REQUIREMENT
Return the records, each one exactly as written.
━━━━━━━━━━
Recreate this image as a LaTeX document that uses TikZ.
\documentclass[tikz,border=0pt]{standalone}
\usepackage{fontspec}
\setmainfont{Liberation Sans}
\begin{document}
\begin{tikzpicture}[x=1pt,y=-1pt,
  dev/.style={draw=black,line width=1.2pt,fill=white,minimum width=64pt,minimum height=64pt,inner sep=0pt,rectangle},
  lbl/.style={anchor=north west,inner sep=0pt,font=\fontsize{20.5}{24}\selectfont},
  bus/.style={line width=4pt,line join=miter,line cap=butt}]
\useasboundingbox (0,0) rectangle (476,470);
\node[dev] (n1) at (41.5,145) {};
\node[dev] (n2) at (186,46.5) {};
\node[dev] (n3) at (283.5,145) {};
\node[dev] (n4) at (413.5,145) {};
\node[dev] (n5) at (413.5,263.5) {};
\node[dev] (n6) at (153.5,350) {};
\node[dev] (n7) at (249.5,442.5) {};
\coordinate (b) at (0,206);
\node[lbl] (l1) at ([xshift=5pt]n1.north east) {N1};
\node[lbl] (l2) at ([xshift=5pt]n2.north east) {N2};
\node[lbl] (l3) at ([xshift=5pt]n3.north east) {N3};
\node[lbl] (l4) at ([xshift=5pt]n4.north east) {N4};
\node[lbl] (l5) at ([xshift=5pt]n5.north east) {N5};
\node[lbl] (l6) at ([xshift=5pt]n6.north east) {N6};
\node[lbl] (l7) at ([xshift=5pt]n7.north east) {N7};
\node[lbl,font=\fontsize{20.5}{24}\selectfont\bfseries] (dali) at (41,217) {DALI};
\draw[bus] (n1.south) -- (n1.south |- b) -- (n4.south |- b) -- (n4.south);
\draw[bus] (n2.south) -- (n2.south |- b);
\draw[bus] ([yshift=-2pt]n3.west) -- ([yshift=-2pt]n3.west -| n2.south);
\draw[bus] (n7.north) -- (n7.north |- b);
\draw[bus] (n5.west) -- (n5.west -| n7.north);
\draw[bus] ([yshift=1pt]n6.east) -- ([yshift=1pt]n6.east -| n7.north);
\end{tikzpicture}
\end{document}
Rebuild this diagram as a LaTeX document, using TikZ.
━━━━━━━━━━
SOLUTION FOR THIS PROBLEM
Recreate this image as a LaTeX document that uses TikZ.
\documentclass[tikz,border=0pt]{standalone}
\usepackage{fontspec}
\setmainfont{Liberation Sans}
\begin{document}
\begin{tikzpicture}[x=1pt,y=-1pt,
  dev/.style={draw=black,line width=1.2pt,fill=white,minimum width=64pt,minimum height=64pt,inner sep=0pt,rectangle},
  lbl/.style={anchor=north west,inner sep=0pt,font=\fontsize{20.5}{24}\selectfont},
  bus/.style={line width=4pt,line join=miter,line cap=butt}]
\useasboundingbox (0,0) rectangle (476,470);
\node[dev] (n1) at (41.5,145) {};
\node[dev] (n2) at (186,46.5) {};
\node[dev] (n3) at (283.5,145) {};
\node[dev] (n4) at (413.5,145) {};
\node[dev] (n5) at (413.5,263.5) {};
\node[dev] (n6) at (153.5,350) {};
\node[dev] (n7) at (249.5,442.5) {};
\coordinate (b) at (0,206);
\node[lbl] (l1) at ([xshift=5pt]n1.north east) {N1};
\node[lbl] (l2) at ([xshift=5pt]n2.north east) {N2};
\node[lbl] (l3) at ([xshift=5pt]n3.north east) {N3};
\node[lbl] (l4) at ([xshift=5pt]n4.north east) {N4};
\node[lbl] (l5) at ([xshift=5pt]n5.north east) {N5};
\node[lbl] (l6) at ([xshift=5pt]n6.north east) {N6};
\node[lbl] (l7) at ([xshift=5pt]n7.north east) {N7};
\node[lbl,font=\fontsize{20.5}{24}\selectfont\bfseries] (dali) at (41,217) {DALI};
\draw[bus] (n1.south) -- (n1.south |- b) -- (n4.south |- b) -- (n4.south);
\draw[bus] (n2.south) -- (n2.south |- b);
\draw[bus] ([yshift=-2pt]n3.west) -- ([yshift=-2pt]n3.west -| n2.south);
\draw[bus] (n7.north) -- (n7.north |- b);
\draw[bus] (n5.west) -- (n5.west -| n7.north);
\draw[bus] ([yshift=1pt]n6.east) -- ([yshift=1pt]n6.east -| n7.north);
\end{tikzpicture}
\end{document}
Rebuild this diagram as a LaTeX document, using TikZ.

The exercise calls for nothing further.